DistillaBSE: Task-agnostic  distillation of multilingual sentence  embeddings : Exploring deep self-attention distillation with switch transformers

University essay from KTH/Skolan för elektroteknik och datavetenskap (EECS)

Abstract: The recent development of massive multilingual transformer networks has resulted in drastic improvements in model performance. These models, however, are so large they suffer from large inference latency and consume vast computing resources. Such features hinder widespread adoption of the models in industry and some academic settings. Thus there is growing research into reducing their parameter count and increasing their inference speed, with significant interest in the use of knowledge distillation techniques.
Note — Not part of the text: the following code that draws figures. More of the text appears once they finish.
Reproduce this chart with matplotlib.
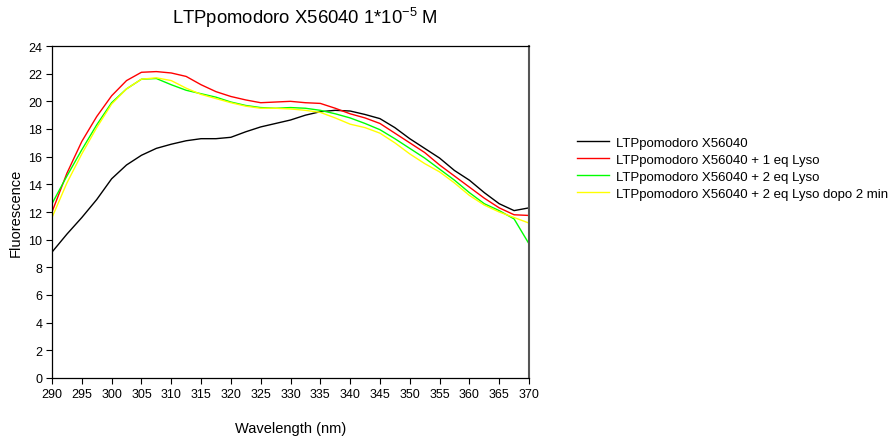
import matplotlib
matplotlib.use("Agg")
import matplotlib.pyplot as plt
import numpy as np

plt.rcParams['font.family'] = ['Liberation Sans', 'DejaVu Sans']

wavelength = [290, 292.5, 295, 297.5, 300, 302.5, 305, 307.5, 310, 312.5, 315, 317.5,
              320, 322.5, 325, 327.5, 330, 332.5, 335, 337.5, 340, 342.5, 345, 347.5,
              350, 352.5, 355, 357.5, 360, 362.5, 365, 367.5, 370]

ltp = [9.1, 10.4, 11.6, 12.9, 14.4, 15.4, 16.1, 16.6, 16.9, 17.15, 17.3, 17.3,
       17.4, 17.8, 18.15, 18.4, 18.65, 19.0, 19.25, 19.35, 19.3, 19.05, 18.75, 18.1,
       17.3, 16.6, 15.9, 15.0, 14.3, 13.4, 12.6, 12.1, 12.3]

ltp_1eq = [12.0, 14.8, 17.1, 18.9, 20.4, 21.5, 22.1, 22.15, 22.05, 21.8, 21.2, 20.7,
           20.35, 20.1, 19.9, 19.95, 20.0, 19.9, 19.85, 19.5, 19.1, 18.8, 18.4, 17.7,
           17.0, 16.3, 15.4, 14.6, 13.8, 13.0, 12.3, 11.8, 11.75]

ltp_2eq = [12.6, 14.6, 16.5, 18.3, 19.9, 20.9, 21.6, 21.65, 21.2, 20.8, 20.55, 20.3,
           19.95, 19.7, 19.55, 19.5, 19.55, 19.5, 19.35, 19.1, 18.8, 18.4, 17.95, 17.3,
           16.6, 15.9, 15.1, 14.3, 13.4, 12.6, 12.1, 11.5, 9.7]

ltp_2eq_2min = [11.6, 14.1, 16.2, 18.1, 19.8, 20.9, 21.6, 21.7, 21.5, 20.95, 20.5, 20.2,
                19.9, 19.65, 19.5, 19.5, 19.45, 19.35, 19.2, 18.8, 18.35, 18.1, 17.7, 17.0,
                16.2, 15.5, 14.9, 14.1, 13.2, 12.5, 12.0, 11.6, 11.2]

labels = ["LTPpomodoro X56040",
          "LTPpomodoro X56040 + 1 eq Lyso",
          "LTPpomodoro X56040 + 2 eq Lyso",
          "LTPpomodoro X56040 + 2 eq Lyso dopo 2 min"]
colors = ["black", "#ff0000", "#00ff00", "#ffff00"]

xticks = list(range(290, 371, 5))
yticks = list(range(0, 25, 2))

fig = plt.figure(figsize=(8.91, 4.39), dpi=100)
ax = fig.add_axes([52/891, 1-379/439, (529-52)/891, (379-47)/439])

series = [ltp, ltp_1eq, ltp_2eq, ltp_2eq_2min]
handles = []
for s, c, lab in zip(series, colors, labels):
    h, = ax.plot(wavelength, s, color=c, lw=1.0, label=lab, solid_joinstyle='round')
    handles.append(h)

ax.set_xlim(290, 370)
ax.set_ylim(0, 24)
ax.set_xticks(xticks)
ax.set_yticks(yticks)
ax.tick_params(direction='out', length=4, width=0.8, labelsize=9, pad=3)
for sp in ax.spines.values():
    sp.set_linewidth(0.9)
ax.spines['right'].set_color('#555555')
ax.spines['right'].set_linewidth(1.5)

ax.set_xlabel("Wavelength (nm)", fontsize=10.5, labelpad=15)
ax.set_ylabel("Fluorescence", fontsize=10.5, labelpad=4)
fig.text(305/891, 1-18/439, "LTPpomodoro X56040 1*10$\\mathregular{^{-5}}$ M",
         fontsize=13.3, ha='center', va='center')

fig.legend(handles=handles, labels=labels, loc='upper left',
           bbox_to_anchor=(565/891, 1-126/439), frameon=False, fontsize=9.5,
           handlelength=2.4, handletextpad=0.6, labelspacing=0.35)

fig.savefig("out.png", dpi=100)
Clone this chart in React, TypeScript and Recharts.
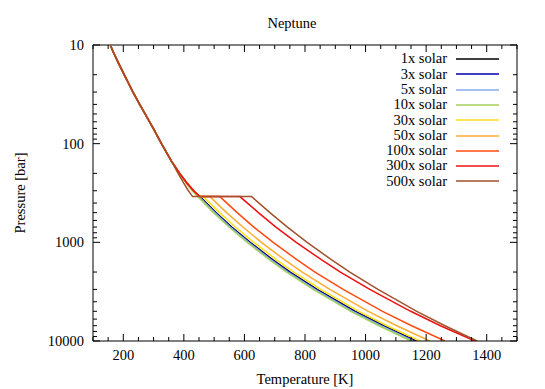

This thesis uses the existing approach of deep self-attention distillation to develop a task-agnostic distillation of the language agnostic BERT sentence embedding model. It also explores the use of the Switch Transformer architecture in distillation contexts. The result is DistilLaBSE, a task-agnostic distillation of LaBSE used to create a 10 times faster version of LaBSE, whilst retaining over 99% cosine similarity of its sentence embeddings on a holdout test from the same domain as the training samples, namely the OpenSubtitles dataset. It is also shown that DistilLaBSE achieves similar scores when embedding data from two other domains, namely English tweets and customer support banking data. This faster version of LaBSE allows industry practitioners and resourcelimited academic groups to apply a more convenient version of LaBSE to their various applications and research tasks.